I knew all the little symbols and I loved tracking songs.  I loved rooting against songs, but most of all I loved checking to see if my favorite acts were moving up or sagging toward the bottom.  I hated that the week listed was that of two weeks prior, but at the time I didn't overthink the particulars of chart tracking.

Well, today I checked Billboard.com and I discovered one very simple thing:  it is no longer 1992 and I no longer want Touré's job.

________

Now, before you think me as out of touch as I probably am, I will tell you: in the Top 10, I recognize eight out of ten acts. 

[Question: does Flo Rida pronounce his name as "Flow Ridah"?  Because if he doesn't, then it's not clever enough.  As it is, it sounds more like an allusion to menstruation than anything else.]

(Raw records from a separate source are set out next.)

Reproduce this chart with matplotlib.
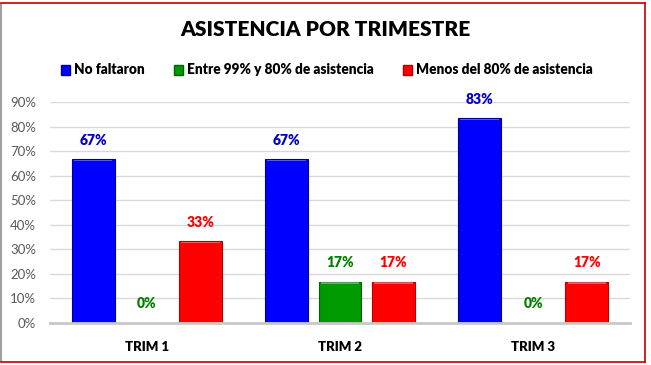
import numpy as np
import matplotlib.pyplot as plt
from matplotlib.lines import Line2D
from matplotlib.patches import Patch

plt.rcParams['font.family'] = ['Lato', 'DejaVu Sans']

# datos
trimestres = ['TRIM 1', 'TRIM 2', 'TRIM 3']
series = ['No faltaron', 'Entre 99% y 80% de asistencia', 'Menos del 80% de asistencia']
no_faltaron = [0.667, 0.667, 0.833]
entre_99_80 = [0.0, 0.167, 0.0]
menos_80 = [0.333, 0.167, 0.167]
valores = [no_faltaron, entre_99_80, menos_80]

colores = ['#0000FF', '#009900', '#FF0000']
bordes = ['#00008B', '#006400', '#B00000']
col_texto = ['#0000CC', '#008000', '#FF0000']

fig = plt.figure(figsize=(6.51, 3.65), dpi=100)
ax = fig.add_axes([50 / 651, 42 / 365, 580 / 651, 221 / 365])

x = np.arange(len(trimestres))
ancho = 0.222
offs = [-0.277, 0.0, 0.277]
for vals, off, c, b, ct in zip(valores, offs, colores, bordes, col_texto):
    ax.bar(x + off, vals, width=ancho, color=c, edgecolor=b, linewidth=0.8, zorder=3)
    # brillo superior tipo bisel
    ax.bar(x + off, [0.006 if v > 0 else 0 for v in vals], bottom=[v - 0.008 for v in vals],
           width=ancho * 0.9, color='white', alpha=0.35, linewidth=0, zorder=4)
    for xi, v in zip(x + off, vals):
        ax.annotate(f'{v * 100:.0f}%', (xi, v), xytext=(0, 9), textcoords='offset points',
                    ha='center', va='bottom', color=ct, fontsize=10, fontweight='heavy')

ax.set_xlim(-0.5, 2.5)
ax.set_ylim(0, 0.9)
ax.set_yticks(np.arange(0, 0.91, 0.1))
ax.set_yticklabels([f'{t}%' for t in range(0, 91, 10)], color='#595959', fontsize=9.5)
ax.set_xticks(x)
ax.set_xticklabels(trimestres, fontsize=9.5, fontweight='heavy', color='black')
ax.tick_params(axis='both', length=0)
ax.tick_params(axis='x', pad=13)
ax.tick_params(axis='y', pad=10)
ax.grid(axis='y', color='#D9D9D9', linewidth=1, zorder=0)
for s in ['top', 'right', 'left']:
    ax.spines[s].set_visible(False)
ax.spines['bottom'].set_color('#C8C8C8')
ax.spines['bottom'].set_linewidth(2)
ax.spines['bottom'].set_zorder(5)

fig.text(325 / 651, 1 - 30 / 365, 'ASISTENCIA POR TRIMESTRE', ha='center', va='center',
         fontsize=15, fontweight='heavy', color='black')

handles = [Patch(facecolor=c, edgecolor=b) for c, b in zip(colores, bordes)]
fig.legend(handles, series, loc='center', bbox_to_anchor=(327 / 651, 1 - 70 / 365), ncol=3,
           frameon=False, handlelength=0.7, handleheight=0.7, handletextpad=0.3,
           columnspacing=2.1, prop={'weight': 'heavy', 'size': 9.8})

# marco del gráfico
fig.add_artist(Line2D([1 / 651, 1 / 651], [0.01, 0.99], transform=fig.transFigure, color='#A0A0A0', lw=1.5))
fig.add_artist(Line2D([1 / 651, 645 / 651], [1 - 3 / 365, 1 - 3 / 365], transform=fig.transFigure, color='#C00000', lw=1.2))
fig.add_artist(Line2D([645 / 651, 645 / 651], [1 - 3 / 365, 1 - 362 / 365], transform=fig.transFigure, color='#C00000', lw=1.2))
fig.add_artist(Line2D([1 / 651, 645 / 651], [1 - 362 / 365, 1 - 362 / 365], transform=fig.transFigure, color='#C00000', lw=1.2))

fig.savefig('out.png', dpi=100)
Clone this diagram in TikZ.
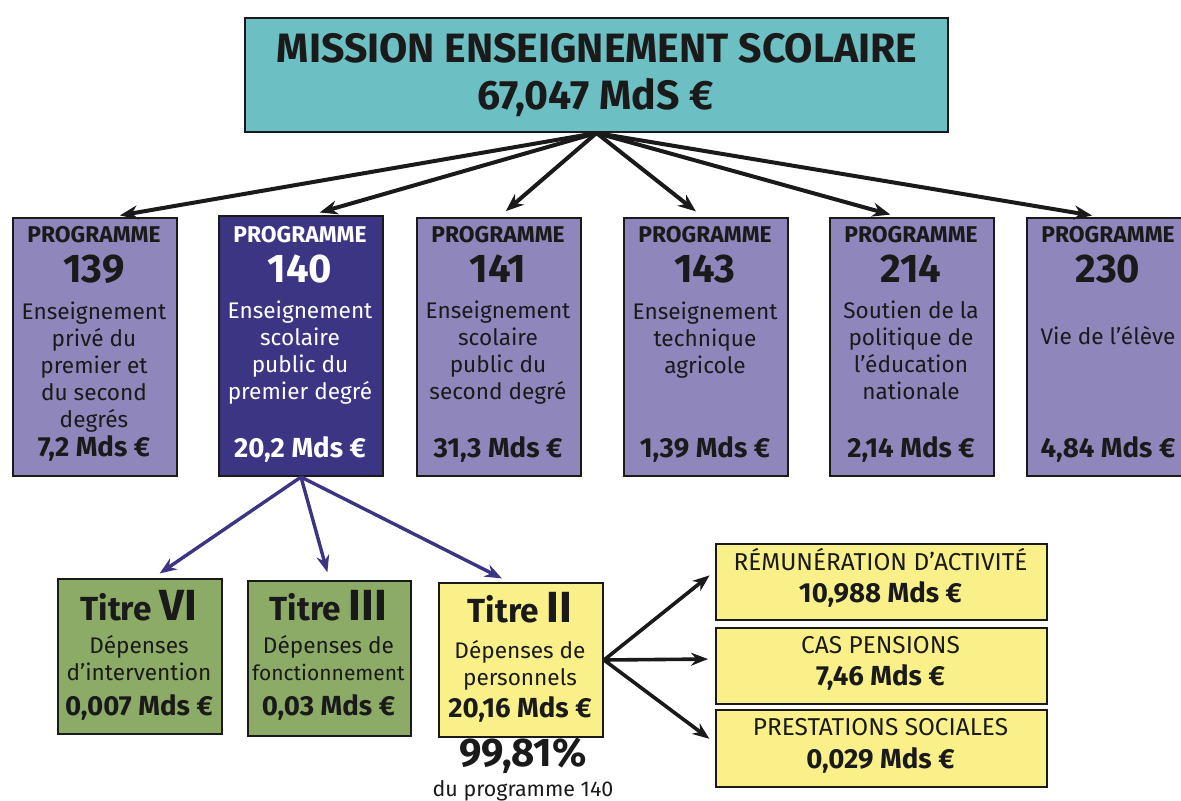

That is "recognize"– as in I know who the people are.  Alas, I can't actually recall one single song in my mind.  So yes, I am painfully unhip these days –though I must say that if listening to Lady GaGa is being hip, I'm going to pass on that ("Poker Face" sounds more like the title to her autobiography).

Also, Miley Cyrus?  Seriously?  Does the 13-and-under set now control hipness, or is this really just all about the dirty, filthy money?  Have people no taste?  Honestly, shouldn't we be thinking about the children at this point?  MILEY CYRUS SUCKS!  It's the polar opposite of taste!  It's jejune and simplistic and Disney and the Velveeta of music!  RARG!

Maybe it's been about the money all along, and I'm just realizing it, about seventeen years too late.

And maybe, just maybe, it's never been about being young.  It's just about who you know.

This entry was published on April 19, 2009 at 1:11 pm and is filed under Pop Culture. Bookmark the permalink. Follow any comments here with the RSS feed for this post.

5 thoughts on “Wiggity Wack, 2009 Vintage

  1. I’ve been in “when I was your age” territory far too long already. It frightens me more than a little bit! At my last job, I used to play this game – “Were you more than a zygote when the first Star Wars film came out?” – with coworkers. That’s when I realized how much older I was than the rest of the groundlings at my professional level. That was an awful wake-up call for me and my lack of career momentum.
    I heard this interview with Flo Rida on NPR the other day, and apparently, he gives out his cell phone number to everyone. He feels he should be available and thank his fans for buying his stuff. I hope his label is paying his cell bill. I won’t be calling him anytime soon, but I give him a measure of credit for being willing to put up with thousands of random calls.
    BTW, the term “the Velveeta of music” made me laugh. A lot. Thank you. 🙂

  2. I bet I’m more painfully unhip than you are. I’m so unhip, I revel in my unhipness. (I’d never even heard of Flo Rida.)
    And yeah, “the Velveeta of music” is a brilliant phrase.

  3. “The Velveeta of Music” LOL. LMAO.
    That. Is. Brilliant. Although she must share the title with the Jonas Brothers. Disney WILl be the end of popular culture – Damn you, Walt.

  4. You’re hilarious!! Please, come to Korea. Bring children. Visit me. We can be unhip together – and you would love K-pop!!!

  5. hahahah! This is so hilarious! and yes, K-Pop is awesome!